If the Mueller investigation uncovers nothing else, it’s worth knowing that top advisers to President Trump were eager to work with an increasingly hostile adversary for the purposes of winning an election. That may not be prosecutable, but it’s not normal.

In August 2017, the special counsel impaneled a grand jury in Washington. Thus far he has indicted 19 people and three companies. Many of these seem to have richly deserved their comeuppance—Manafort and business partner Rick Gates for acting as agents for Kremlin-backed Ukrainian officials and hiding large financial gains from the IRS; 13 Russian nationals for conspiracy and identity theft. Others were indicted not for an underlying crime but for lying to investigators—Flynn, the otherwise unknown Trump campaign “adviser” George Papadopoulos, and the Gates-connected attorney Alex van der Zwaan.

The public has not yet seen hard evidence that either Trump or a senior campaign official actively colluded with the Russian government to affect the outcome of the election. The indictments have to do with “matters that arose or may arise directly from the investigation.”

Any investigation of this sort is bound to have its detractors, and in the present case the detractors weren’t wrong to express dismay over the fact that one of Mueller’s staff, FBI agent Peter Strzok, had in 2016 exchanged texts with a female colleague (and lover) about the need to ensure Hillary Clinton’s election. Very much to his credit, Mueller demoted Strzok long before the press knew anything about the texts. But the fact that he once served on Mueller’s team and before that had investigated the Clinton email scandal rankled.

Other controversies, not originating from the Mueller investigation but bound up with it, complicate the public’s perception. Credible sources have raised concerns about irregularities in “unmasking” requests made by Obama officials in the closing months of that administration. There remain serious questions about the provenance of the so-called Steele dossier and how it was used. Top Obama-era intelligence officials have told contradicting stories. These are the kinds of inconsistencies that beg for skepticism and deeper reporting, but in which too many of our friends in the mainstream media are utterly uninterested.
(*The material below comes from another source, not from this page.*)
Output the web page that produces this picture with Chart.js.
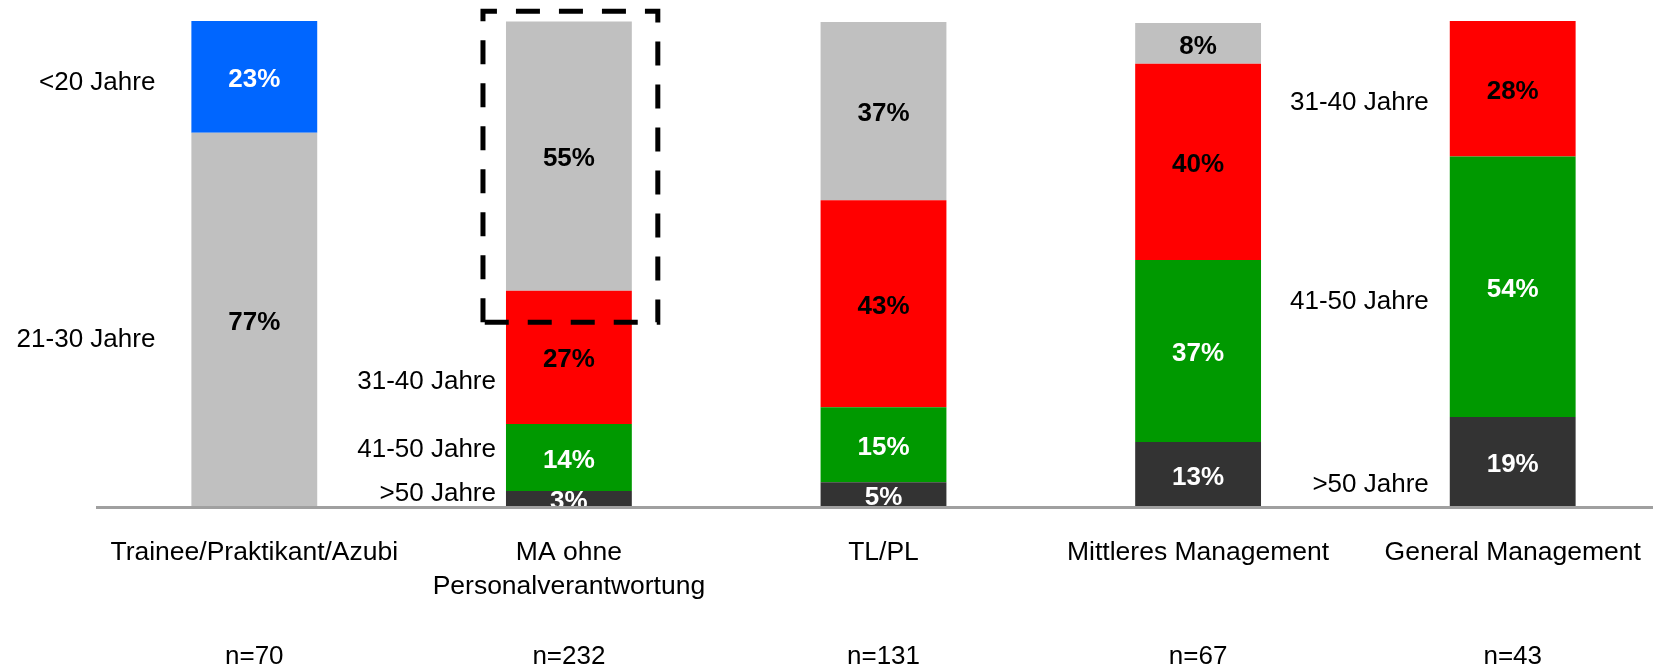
<!DOCTYPE html>
<html lang="de">

<head>
    <meta charset="UTF-8">
    <title>Altersstruktur nach Funktion</title>
    <script src="https://cdn.jsdelivr.net/npm/chart.js@4.4.0/dist/chart.umd.min.js"></script>
    <style>
        html, body { margin: 0; padding: 0; background: #fff; overflow: hidden; }
        #wrap { width: 1670px; height: 670px; }
    </style>
</head>

<body>
    <div id="wrap"><canvas id="chart" width="1670" height="670"></canvas></div>

    <script>
        // Data (percent per age group, bottom to top)
        const categories = ['Trainee/Praktikant/Azubi', ['MA ohne', 'Personalverantwortung'], 'TL/PL', 'Mittleres Management', 'General Management'];
        const sampleSizes = ['n=70', 'n=232', 'n=131', 'n=67', 'n=43'];
        const over50 = [null, 3.3, 5.1, 13.4, 18.5];
        const age41to50 = [null, 13.8, 15.4, 37.4, 53.6];
        const age31to40 = [null, 27.4, 42.6, 40.4, 27.9];
        const age21to30 = [77, 55.4, 36.7, 8.4, null];
        const under20 = [23, null, null, null, null];

        const FONT = '"Liberation Sans", Arial, sans-serif';

        // age group names written beside some bars
        const sideLabels = [
            { text: '<20 Jahre', bar: 0, at: 87.3, gap: 36 },
            { text: '21-30 Jahre', bar: 0, at: 34.4, gap: 36 },
            { text: '31-40 Jahre', bar: 1, at: 25.8, gap: 10 },
            { text: '41-50 Jahre', bar: 1, at: 11.8, gap: 10 },
            { text: '>50 Jahre', bar: 1, at: 2.7, gap: 10 },
            { text: '31-40 Jahre', bar: 4, at: 83.2, gap: 21 },
            { text: '41-50 Jahre', bar: 4, at: 42.2, gap: 21 },
            { text: '>50 Jahre', bar: 4, at: 4.6, gap: 21 }
        ];

        const overlay = {
            id: 'overlay',
            afterDatasetsDraw(chart) {
                const ctx = chart.ctx;
                const area = chart.chartArea;
                ctx.save();
                ctx.beginPath();
                ctx.rect(area.left, 0, area.right - area.left, area.bottom);
                ctx.clip();
                ctx.font = 'bold 26px ' + FONT;
                ctx.textAlign = 'center';
                ctx.textBaseline = 'middle';
                chart.data.datasets.forEach((ds, i) => {
                    chart.getDatasetMeta(i).data.forEach((bar, j) => {
                        const v = ds.data[j];
                        if (v == null) return;
                        ctx.fillStyle = ds.labelColor;
                        ctx.fillText(Math.round(v) + '%', bar.x, (bar.y + bar.base) / 2 + 3);
                    });
                });
                ctx.restore();
            },
            afterDraw(chart) {
                const ctx = chart.ctx;
                const area = chart.chartArea;
                const xs = chart.scales.x;
                const ys = chart.scales.y;
                const bars = chart.getDatasetMeta(3).data;

                ctx.save();
                ctx.fillStyle = '#000';
                ctx.font = '26px ' + FONT;
                ctx.textBaseline = 'middle';
                ctx.textAlign = 'right';
                sideLabels.forEach(l => {
                    const b = bars[l.bar];
                    ctx.fillText(l.text, b.x - b.width / 2 - l.gap, ys.getPixelForValue(l.at));
                });

                ctx.textAlign = 'center';
                sampleSizes.forEach((n, j) => {
                    ctx.fillText(n, xs.getPixelForValue(j), area.bottom + 150);
                });

                // dashed frame around the upper part of "MA ohne Personalverantwortung"
                const b = bars[1];
                const left = b.x - b.width / 2 - 23;
                const right = b.x + b.width / 2 + 26;
                const top = ys.getPixelForValue(102);
                const bottom = ys.getPixelForValue(38);
                ctx.strokeStyle = '#000';
                ctx.lineWidth = 5;
                ctx.setLineDash([24, 19]);
                ctx.beginPath();
                ctx.moveTo(left, bottom);
                ctx.lineTo(left, top);
                ctx.lineTo(right, top);
                ctx.lineTo(right, bottom);
                ctx.closePath();
                ctx.stroke();
                ctx.restore();
            }
        };

        function makeSet(label, data, color, labelColor) {
            return {
                label: label,
                data: data,
                backgroundColor: color,
                labelColor: labelColor,
                borderWidth: 0,
                categoryPercentage: 1,
                barPercentage: 0.4
            };
        }

        new Chart(document.getElementById('chart'), {
            type: 'bar',
            data: {
                labels: categories,
                datasets: [
                    makeSet('>50 Jahre', over50, '#333333', '#fff'),
                    makeSet('41-50 Jahre', age41to50, '#009900', '#fff'),
                    makeSet('31-40 Jahre', age31to40, '#ff0000', '#000'),
                    makeSet('21-30 Jahre', age21to30, '#c0c0c0', '#000'),
                    makeSet('<20 Jahre', under20, '#0066ff', '#fff')
                ]
            },
            options: {
                responsive: false,
                animation: false,
                layout: { padding: { left: 97, right: 0, top: 21, bottom: 0 } },
                plugins: {
                    legend: { display: false },
                    tooltip: { enabled: false }
                },
                scales: {
                    x: {
                        stacked: true,
                        grid: { display: false },
                        border: { display: true, color: '#a0a0a0', width: 3, z: 1 },
                        ticks: {
                            color: '#000',
                            font: { family: FONT, size: 26.5, lineHeight: 1.3 },
                            padding: 20,
                            maxRotation: 0,
                            autoSkip: false
                        },
                        afterFit: s => { s.height = 163; }
                    },
                    y: {
                        stacked: true,
                        display: false,
                        min: 0,
                        max: 100
                    }
                }
            },
            plugins: [overlay]
        });
    </script>
</body>

</html>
Robert Mueller is everything we value in a public serv­ant—honest, competent, utterly averse to partisan hackery. His investigation is not, as Trump complains, a “witch hunt.” He has done valuable work, and, we repeat, the deputy attorney general was right to appoint him. We’re confident that his conclusions will be based on facts and evidence. But it has been a year of acrimony. If Donald Trump and his aides received help from the Russian government to win the election, Americans should know it and the offenders should stand trial. If they did not, or if such a thing can’t be proved, Americans should be told that, too. The hour is late.